Short I/O is indeed impossible in your implementation, but this is a consequence of the implementation which would also make changing the implementation of proc_rwmem() quite hard. Usual Unix API design is to return success if any bytes where moved, and only if no i/o happen, error could be returned. For proc_rwmem() this was not done, probably because the kernel function can (and does) return both error and decrement uio_resid. I would prefer that this detail not leaked into your functions.

My argument was that any API which modifies a process' address space isn't really implementing an "I/O operation" at all, at least in the usual sense. IMHO, the only reason proc_rwmem() exposes the possibility of short I/O is because it uses uio(9), which is designed to be used for true I/O operations where this is indeed possible.

Would you be satisfied with an optional ssize_t * parameter to proc_readmem/writemem that allows the caller to determine the number of bytes read or written? That is, all current callers would pass NULL, but in the future they could be modified to check for short I/Os without modifying the KPI.

No, this is probably too burdensome for the consumers of the KPI.

First, note that proc_rwmem() current implementation is somewhat unnatural. Assume, just for the discussion, that somebody asked to read two aligned consequtive pages of the process memory. Also, suppose that the first page is mapped, while second page is not. Then, depending on how the request is split in the uio vector, you either get one page read, and uio_resid advanced by a page, or not. In any case, you get EFAULT.

IMHO, the right interface there is to return short read and no error, if both io and error occured. Changing proc_rwmem() is outside the scope of your patch. But, for the new functions, IMO it is reasonable to provide the reasonable interface. In other words, I would remove the KASSERT(), and return the count of bytes moved if any, instead of a concurrent error.

Ok, that makes sense to me.

Another thing which I do not quite like is the PROC_HOLD() added to proc_read/writemem. E.g., for kern_proc.c, you get a recursion on hold count. Generally, the caller must already own the hold count on the process it is operating on, otherwise the action can be aborted at any time due to the process exiting. The recursion seems harmless because PHOLD() is not blocking, but still I dislike it.
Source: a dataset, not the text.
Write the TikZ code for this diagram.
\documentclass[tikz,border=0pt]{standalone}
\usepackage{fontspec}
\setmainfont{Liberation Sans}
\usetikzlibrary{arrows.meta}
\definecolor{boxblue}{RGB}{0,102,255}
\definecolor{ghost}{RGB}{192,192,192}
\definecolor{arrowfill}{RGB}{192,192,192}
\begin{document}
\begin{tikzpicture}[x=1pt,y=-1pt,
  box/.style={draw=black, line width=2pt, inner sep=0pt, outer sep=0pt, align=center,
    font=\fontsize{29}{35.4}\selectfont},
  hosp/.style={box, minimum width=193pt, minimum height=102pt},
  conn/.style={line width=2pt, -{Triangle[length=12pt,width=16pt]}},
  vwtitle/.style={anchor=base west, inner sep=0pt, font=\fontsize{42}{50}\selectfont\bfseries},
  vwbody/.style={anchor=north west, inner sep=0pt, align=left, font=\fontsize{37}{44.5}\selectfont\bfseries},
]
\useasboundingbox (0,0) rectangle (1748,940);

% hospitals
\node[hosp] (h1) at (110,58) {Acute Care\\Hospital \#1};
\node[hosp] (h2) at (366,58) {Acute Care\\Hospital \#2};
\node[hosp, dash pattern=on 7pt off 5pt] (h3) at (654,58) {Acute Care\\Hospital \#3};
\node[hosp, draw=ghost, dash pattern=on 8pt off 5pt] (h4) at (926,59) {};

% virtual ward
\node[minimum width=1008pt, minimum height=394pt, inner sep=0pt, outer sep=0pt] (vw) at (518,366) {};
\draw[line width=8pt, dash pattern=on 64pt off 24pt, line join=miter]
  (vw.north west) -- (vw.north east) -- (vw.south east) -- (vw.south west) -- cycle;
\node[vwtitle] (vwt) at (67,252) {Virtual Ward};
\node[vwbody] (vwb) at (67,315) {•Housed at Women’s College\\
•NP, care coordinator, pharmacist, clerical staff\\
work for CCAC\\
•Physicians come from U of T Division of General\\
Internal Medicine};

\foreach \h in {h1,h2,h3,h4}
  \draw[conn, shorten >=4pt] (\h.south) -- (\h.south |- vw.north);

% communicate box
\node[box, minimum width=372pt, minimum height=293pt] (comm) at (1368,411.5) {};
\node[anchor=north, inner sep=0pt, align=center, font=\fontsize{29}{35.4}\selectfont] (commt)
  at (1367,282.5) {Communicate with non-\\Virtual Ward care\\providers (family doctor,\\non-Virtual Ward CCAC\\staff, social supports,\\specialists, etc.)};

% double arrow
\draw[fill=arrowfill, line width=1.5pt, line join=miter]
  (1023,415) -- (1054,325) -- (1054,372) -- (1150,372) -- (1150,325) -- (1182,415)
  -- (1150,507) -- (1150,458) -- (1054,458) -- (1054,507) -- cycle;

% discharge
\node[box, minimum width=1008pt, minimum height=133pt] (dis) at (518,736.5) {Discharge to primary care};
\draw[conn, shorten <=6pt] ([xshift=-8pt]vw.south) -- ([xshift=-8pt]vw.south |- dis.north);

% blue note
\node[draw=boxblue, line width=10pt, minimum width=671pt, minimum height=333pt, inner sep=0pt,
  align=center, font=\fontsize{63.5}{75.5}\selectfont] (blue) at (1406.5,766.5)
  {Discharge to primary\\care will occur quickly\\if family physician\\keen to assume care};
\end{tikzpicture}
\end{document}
Hm, I don't follow. proc_readmem/writemem don't modify the hold count. They do the same thing as proc_rwmem() and require that the caller hold the process.

My bad, I misread the patch, mixing different fragments without re-checking my memory. In fact, the complaint is probably still valid, but directed at the fasttrap_isa.c functions (which is unrelated, but highlighted by the patch).

Oh, yeah, the current usage of the hold count (as well as proc locking) in fasttrap isn't correct. I have some patches that attempt to fix it, but that'll be a separate change.